The main problem I see coming is that even the slowest announced ASIC (BFL's Jalapeno) can go faster than one getwork per second. Most devices are a lot faster. Pulling the work away from the pools and closer to the actual device is a decent looking way to deal with that. I'm not aware of any huge issues with timestamp rolling as long as they can get enough getwork blocks, especially after a longpoll when they need more new pieces of work to start working on the new block (small surges of getworks every 10 seconds when a block comes out seems excessive).
On my desktop, P2Pool can supply ~130 getworks/second, or enough work for 520 GH/s (130/s * 4 GH), without any timestamp rolling. With timestamp rolling one minute backwards and forwards, it can supply 62 TH/s (520 GH/s * 120) of work, or 480 GH/s (1/s * 4 GH * 120) of work at a rate of one getwork per second.

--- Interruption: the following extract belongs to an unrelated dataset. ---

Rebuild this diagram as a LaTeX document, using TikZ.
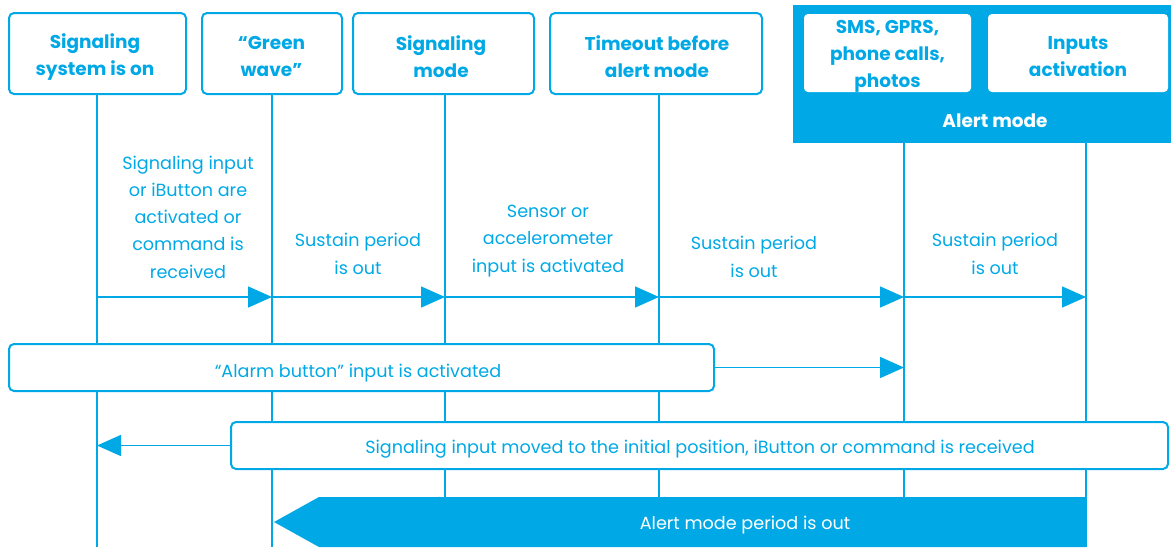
\documentclass[tikz,border=0pt]{standalone}
\usepackage{fontspec}
\setmainfont{Poppins}
\usetikzlibrary{arrows.meta}
\definecolor{sblue}{RGB}{0,169,230}
\tikzset{
  hdr/.style={draw=sblue, line width=2pt, rounded corners=5pt, fill=white, inner sep=0pt},
  htxt/.style={text=sblue, align=center, inner sep=0pt, font=\bfseries\fontsize{18.5}{27}\selectfont},
  inbox/.style={fill=white, rounded corners=4pt, inner sep=0pt},
  life/.style={draw=sblue, line width=2pt},
  msg/.style={draw=sblue, line width=1.6pt, -{Triangle[length=24pt,width=21pt]}, fill=sblue},
  lbl/.style={text=sblue, align=center, inner sep=0pt, font=\fontsize{17.6}{27.3}\selectfont},
  bar/.style={draw=sblue, line width=2pt, rounded corners=5pt, fill=white, inner sep=0pt},
  btxt/.style={text=sblue, inner sep=0pt, font=\fontsize{17.6}{20}\selectfont},
}
\begin{document}
\begin{tikzpicture}[x=1pt,y=-1pt]
\useasboundingbox (0,0) rectangle (1171,547);
% lifeline ends
\coordinate (t1) at (97,94);   \coordinate (e1) at (97,547);
\coordinate (t2) at (272,94);  \coordinate (e2) at (272,547);
\coordinate (t3) at (445,94);  \coordinate (e3) at (445,547);
\coordinate (t4) at (659,94);  \coordinate (e4) at (659,547);
\coordinate (t5) at (904,143); \coordinate (e5) at (904,547);
\coordinate (t6) at (1086,143);\coordinate (e6) at (1086,547);
\coordinate (r1) at (0,297);
\foreach \i in {1,...,6} {\draw[life] (t\i) -- (e\i);}
% headers
\node[hdr, minimum width=177pt, minimum height=81pt] (h1) at (97.5,53.5) {};
\node[htxt] (h1t) at (95,57) {Signaling\\system is on};
\node[hdr, minimum width=140pt, minimum height=81pt] (h2) at (272,53.5) {};
\node[htxt] (h2t) at (271.5,57) {“Green\\wave”};
\node[hdr, minimum width=181pt, minimum height=81pt] (h3) at (443.5,53.5) {};
\node[htxt] (h3t) at (441,57) {Signaling\\mode};
\node[hdr, minimum width=212pt, minimum height=81pt] (h4) at (656,53.5) {};
\node[htxt] (h4t) at (657,57) {Timeout before\\alert mode};
% alert mode block
\node[fill=sblue, minimum width=378pt, minimum height=138pt, inner sep=0pt] (am) at (982,74) {};
\node[text=white, font=\bfseries\fontsize{18.5}{20}\selectfont, inner sep=0pt] (amlbl) at (995,121) {Alert mode};
\node[inbox, minimum width=167pt, minimum height=78pt] (h5) at (887.5,53) {};
\node[htxt] (h5t) at (887.5,56) {SMS, GPRS,\\phone calls,\\photos};
\node[inbox, minimum width=180pt, minimum height=78pt] (h6) at (1078,53) {};
\node[htxt] (h6t) at (1078,57) {Inputs\\activation};
% messages
\draw[msg] (t1 |- r1) -- (t2 |- r1);
\draw[msg] (t2 |- r1) -- (t3 |- r1);
\draw[msg] (t3 |- r1) -- (t4 |- r1);
\draw[msg] (t4 |- r1) -- (t5 |- r1);
\draw[msg] (t5 |- r1) -- (t6 |- r1);
\node[lbl] (m1) at (188,217) {Signaling input\\or iButton are\\activated or\\command is\\received};
\node[lbl] (m2) at (358,254) {Sustain period\\is out};
\node[lbl] (m3) at (548,241) {Sensor or\\accelerometer\\input is activated};
\node[lbl] (m4) at (754,257) {Sustain period\\is out};
\node[lbl] (m5) at (995,254) {Sustain period\\is out};
% alarm bar
\node[bar, minimum width=705pt, minimum height=47pt] (alarm) at (361.5,367.5) {};
\node[btxt] (alarmt) at (358,373) {“Alarm button” input is activated};
\draw[msg] (alarm.east) -- (t5 |- alarm.east);
% return bar
\node[bar, minimum width=937pt, minimum height=47pt] (ret) at (699.5,445.5) {};
\node[btxt] (rett) at (700,449.5) {Signaling input moved to the initial position, iButton or command is received};
\draw[msg] (ret.west) -- (t1 |- ret.west);
% bottom filled arrow
\coordinate (bt) at (274,522);
\fill[sblue] (1086,497) -- (319,497) -- (bt) -- (319,547) -- (1086,547) -- cycle;
\node[text=white, inner sep=0pt, font=\fontsize{17.6}{20}\selectfont] (amp) at (745,525) {Alert mode period is out};
\end{tikzpicture}
\end{document}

I don't think ASICs will need any special support. P2Pool can provide getwork results fast enough for hundreds of GH/s (from a normal computer) and could be optimized for more. In addition, any timestamp rolling multiplies that.
What about mining on a remote node? It seems like ASICs could kill P2P Mining.
The earlier argument (^) about remote miners not working was a bit of a farce, as shown by the above numbers.
The thing to focus on in order to make sure things work is the timestamp rolling support in ASIC mining software. We need to ensure that it can roll ahead of the current time (and potentially backwards, though that would require an extension to getwork).
I looked at GBT, and I don't see it improving anything. It requires sending the entire block template (potentially up to 1 MB) to miners every 10 seconds, which is definitely impractical for remote miners. An extension to GBT that allowed only sending the merkle root would avoid this, though.